STORED DATA:
##############################

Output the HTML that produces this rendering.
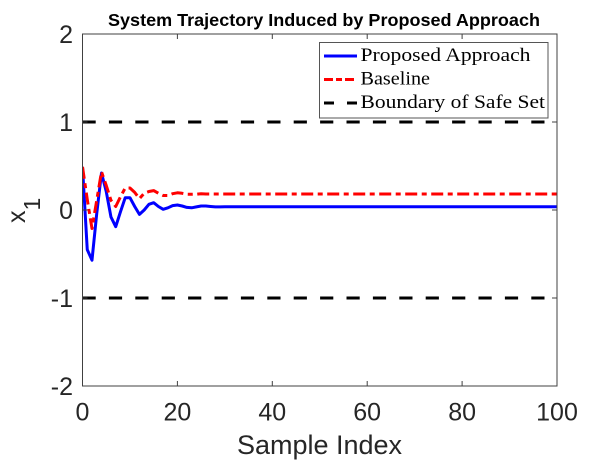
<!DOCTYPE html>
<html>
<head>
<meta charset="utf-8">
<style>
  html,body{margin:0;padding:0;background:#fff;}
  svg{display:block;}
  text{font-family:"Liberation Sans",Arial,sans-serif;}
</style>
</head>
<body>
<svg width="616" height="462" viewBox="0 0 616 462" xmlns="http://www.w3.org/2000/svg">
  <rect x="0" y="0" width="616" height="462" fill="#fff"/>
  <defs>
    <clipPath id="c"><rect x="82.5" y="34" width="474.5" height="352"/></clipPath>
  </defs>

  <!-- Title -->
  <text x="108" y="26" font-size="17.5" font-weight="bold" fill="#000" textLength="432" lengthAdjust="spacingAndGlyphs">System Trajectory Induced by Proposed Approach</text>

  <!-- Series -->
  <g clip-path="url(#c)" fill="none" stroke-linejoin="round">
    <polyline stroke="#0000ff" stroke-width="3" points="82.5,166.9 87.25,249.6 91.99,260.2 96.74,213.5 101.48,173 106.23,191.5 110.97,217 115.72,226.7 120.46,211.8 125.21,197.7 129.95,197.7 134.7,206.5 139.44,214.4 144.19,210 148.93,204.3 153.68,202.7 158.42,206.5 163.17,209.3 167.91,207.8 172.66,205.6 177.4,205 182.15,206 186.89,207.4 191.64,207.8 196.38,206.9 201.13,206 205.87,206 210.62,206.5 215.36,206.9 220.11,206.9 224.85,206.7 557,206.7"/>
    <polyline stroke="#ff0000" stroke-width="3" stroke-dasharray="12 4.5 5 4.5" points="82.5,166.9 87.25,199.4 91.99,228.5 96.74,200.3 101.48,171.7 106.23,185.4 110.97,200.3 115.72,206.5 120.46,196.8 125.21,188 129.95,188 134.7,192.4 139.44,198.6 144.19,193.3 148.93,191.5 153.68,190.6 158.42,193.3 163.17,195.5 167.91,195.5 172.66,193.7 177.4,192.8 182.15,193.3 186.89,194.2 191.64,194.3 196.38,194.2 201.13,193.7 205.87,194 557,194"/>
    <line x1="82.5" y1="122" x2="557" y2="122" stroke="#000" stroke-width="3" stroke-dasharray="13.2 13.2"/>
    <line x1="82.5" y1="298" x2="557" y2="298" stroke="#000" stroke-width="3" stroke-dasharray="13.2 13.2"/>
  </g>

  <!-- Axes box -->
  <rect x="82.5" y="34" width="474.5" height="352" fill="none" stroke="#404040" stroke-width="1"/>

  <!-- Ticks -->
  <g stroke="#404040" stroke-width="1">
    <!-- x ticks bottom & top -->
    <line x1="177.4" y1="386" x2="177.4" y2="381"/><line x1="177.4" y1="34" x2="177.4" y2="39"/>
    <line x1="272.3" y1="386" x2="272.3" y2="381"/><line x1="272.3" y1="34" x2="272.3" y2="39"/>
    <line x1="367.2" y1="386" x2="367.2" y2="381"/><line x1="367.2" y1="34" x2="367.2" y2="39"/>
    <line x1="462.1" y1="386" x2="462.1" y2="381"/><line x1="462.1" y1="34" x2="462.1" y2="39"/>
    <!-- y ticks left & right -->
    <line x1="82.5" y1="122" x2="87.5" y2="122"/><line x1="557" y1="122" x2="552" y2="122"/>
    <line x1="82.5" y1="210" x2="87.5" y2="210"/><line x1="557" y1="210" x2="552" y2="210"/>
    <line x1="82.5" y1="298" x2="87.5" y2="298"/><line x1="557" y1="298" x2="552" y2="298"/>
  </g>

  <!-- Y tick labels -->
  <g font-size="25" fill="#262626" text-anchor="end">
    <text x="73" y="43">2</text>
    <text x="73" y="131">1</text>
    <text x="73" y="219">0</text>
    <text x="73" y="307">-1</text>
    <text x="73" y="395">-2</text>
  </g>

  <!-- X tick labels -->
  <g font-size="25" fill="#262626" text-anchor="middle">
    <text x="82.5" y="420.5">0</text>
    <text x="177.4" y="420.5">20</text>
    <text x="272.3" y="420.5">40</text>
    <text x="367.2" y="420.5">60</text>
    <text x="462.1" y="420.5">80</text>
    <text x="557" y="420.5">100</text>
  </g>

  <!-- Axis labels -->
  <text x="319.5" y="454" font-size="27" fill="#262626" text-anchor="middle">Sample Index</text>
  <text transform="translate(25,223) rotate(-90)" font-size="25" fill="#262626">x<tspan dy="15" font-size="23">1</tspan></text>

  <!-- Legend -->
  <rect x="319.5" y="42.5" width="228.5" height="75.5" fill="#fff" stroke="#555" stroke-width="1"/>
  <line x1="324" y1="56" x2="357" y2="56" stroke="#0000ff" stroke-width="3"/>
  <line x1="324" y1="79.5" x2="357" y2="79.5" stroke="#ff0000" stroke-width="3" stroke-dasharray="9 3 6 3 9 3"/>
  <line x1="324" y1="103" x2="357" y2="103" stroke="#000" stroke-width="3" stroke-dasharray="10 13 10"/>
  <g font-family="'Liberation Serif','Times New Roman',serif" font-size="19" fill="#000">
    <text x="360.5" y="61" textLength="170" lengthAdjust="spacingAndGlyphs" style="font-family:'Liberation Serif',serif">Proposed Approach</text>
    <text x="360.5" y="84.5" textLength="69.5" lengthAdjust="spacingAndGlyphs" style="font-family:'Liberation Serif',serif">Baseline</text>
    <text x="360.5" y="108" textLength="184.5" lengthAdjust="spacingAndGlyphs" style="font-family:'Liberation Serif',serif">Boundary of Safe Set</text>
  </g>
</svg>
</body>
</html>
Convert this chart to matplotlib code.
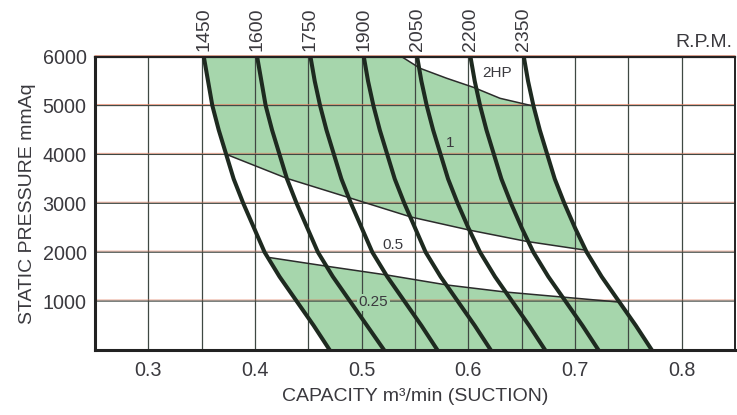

##############################

YOUR GOAL:
Transcribe every entry word for word, but skip the pictures.

REPLY:
Output the HTML that produces this rendering.
<!DOCTYPE html>
<html>
<head>
<meta charset="utf-8">
<style>
  html,body{margin:0;padding:0;background:#fff;}
  svg{display:block;}
  text{font-family:"Liberation Sans",Arial,sans-serif;}
</style>
</head>
<body>
<svg width="616" height="462" viewBox="0 0 616 462" xmlns="http://www.w3.org/2000/svg">
  <rect x="0" y="0" width="616" height="462" fill="#fff"/>
  <defs>
    <clipPath id="c"><rect x="82.5" y="34" width="474.5" height="352"/></clipPath>
  </defs>

  <!-- Title -->
  <text x="108" y="26" font-size="17.5" font-weight="bold" fill="#000" textLength="432" lengthAdjust="spacingAndGlyphs">System Trajectory Induced by Proposed Approach</text>

  <!-- Series -->
  <g clip-path="url(#c)" fill="none" stroke-linejoin="round">
    <polyline stroke="#0000ff" stroke-width="3" points="82.5,166.9 87.25,249.6 91.99,260.2 96.74,213.5 101.48,173 106.23,191.5 110.97,217 115.72,226.7 120.46,211.8 125.21,197.7 129.95,197.7 134.7,206.5 139.44,214.4 144.19,210 148.93,204.3 153.68,202.7 158.42,206.5 163.17,209.3 167.91,207.8 172.66,205.6 177.4,205 182.15,206 186.89,207.4 191.64,207.8 196.38,206.9 201.13,206 205.87,206 210.62,206.5 215.36,206.9 220.11,206.9 224.85,206.7 557,206.7"/>
    <polyline stroke="#ff0000" stroke-width="3" stroke-dasharray="12 4.5 5 4.5" points="82.5,166.9 87.25,199.4 91.99,228.5 96.74,200.3 101.48,171.7 106.23,185.4 110.97,200.3 115.72,206.5 120.46,196.8 125.21,188 129.95,188 134.7,192.4 139.44,198.6 144.19,193.3 148.93,191.5 153.68,190.6 158.42,193.3 163.17,195.5 167.91,195.5 172.66,193.7 177.4,192.8 182.15,193.3 186.89,194.2 191.64,194.3 196.38,194.2 201.13,193.7 205.87,194 557,194"/>
    <line x1="82.5" y1="122" x2="557" y2="122" stroke="#000" stroke-width="3" stroke-dasharray="13.2 13.2"/>
    <line x1="82.5" y1="298" x2="557" y2="298" stroke="#000" stroke-width="3" stroke-dasharray="13.2 13.2"/>
  </g>

  <!-- Axes box -->
  <rect x="82.5" y="34" width="474.5" height="352" fill="none" stroke="#404040" stroke-width="1"/>

  <!-- Ticks -->
  <g stroke="#404040" stroke-width="1">
    <!-- x ticks bottom & top -->
    <line x1="177.4" y1="386" x2="177.4" y2="381"/><line x1="177.4" y1="34" x2="177.4" y2="39"/>
    <line x1="272.3" y1="386" x2="272.3" y2="381"/><line x1="272.3" y1="34" x2="272.3" y2="39"/>
    <line x1="367.2" y1="386" x2="367.2" y2="381"/><line x1="367.2" y1="34" x2="367.2" y2="39"/>
    <line x1="462.1" y1="386" x2="462.1" y2="381"/><line x1="462.1" y1="34" x2="462.1" y2="39"/>
    <!-- y ticks left & right -->
    <line x1="82.5" y1="122" x2="87.5" y2="122"/><line x1="557" y1="122" x2="552" y2="122"/>
    <line x1="82.5" y1="210" x2="87.5" y2="210"/><line x1="557" y1="210" x2="552" y2="210"/>
    <line x1="82.5" y1="298" x2="87.5" y2="298"/><line x1="557" y1="298" x2="552" y2="298"/>
  </g>

  <!-- Y tick labels -->
  <g font-size="25" fill="#262626" text-anchor="end">
    <text x="73" y="43">2</text>
    <text x="73" y="131">1</text>
    <text x="73" y="219">0</text>
    <text x="73" y="307">-1</text>
    <text x="73" y="395">-2</text>
  </g>

  <!-- X tick labels -->
  <g font-size="25" fill="#262626" text-anchor="middle">
    <text x="82.5" y="420.5">0</text>
    <text x="177.4" y="420.5">20</text>
    <text x="272.3" y="420.5">40</text>
    <text x="367.2" y="420.5">60</text>
    <text x="462.1" y="420.5">80</text>
    <text x="557" y="420.5">100</text>
  </g>

  <!-- Axis labels -->
  <text x="319.5" y="454" font-size="27" fill="#262626" text-anchor="middle">Sample Index</text>
  <text transform="translate(25,223) rotate(-90)" font-size="25" fill="#262626">x<tspan dy="15" font-size="23">1</tspan></text>

  <!-- Legend -->
  <rect x="319.5" y="42.5" width="228.5" height="75.5" fill="#fff" stroke="#555" stroke-width="1"/>
  <line x1="324" y1="56" x2="357" y2="56" stroke="#0000ff" stroke-width="3"/>
  <line x1="324" y1="79.5" x2="357" y2="79.5" stroke="#ff0000" stroke-width="3" stroke-dasharray="9 3 6 3 9 3"/>
  <line x1="324" y1="103" x2="357" y2="103" stroke="#000" stroke-width="3" stroke-dasharray="10 13 10"/>
  <g font-family="'Liberation Serif','Times New Roman',serif" font-size="19" fill="#000">
    <text x="360.5" y="61" textLength="170" lengthAdjust="spacingAndGlyphs" style="font-family:'Liberation Serif',serif">Proposed Approach</text>
    <text x="360.5" y="84.5" textLength="69.5" lengthAdjust="spacingAndGlyphs" style="font-family:'Liberation Serif',serif">Baseline</text>
    <text x="360.5" y="108" textLength="184.5" lengthAdjust="spacingAndGlyphs" style="font-family:'Liberation Serif',serif">Boundary of Safe Set</text>
  </g>
</svg>
</body>
</html>
Convert this chart to matplotlib code.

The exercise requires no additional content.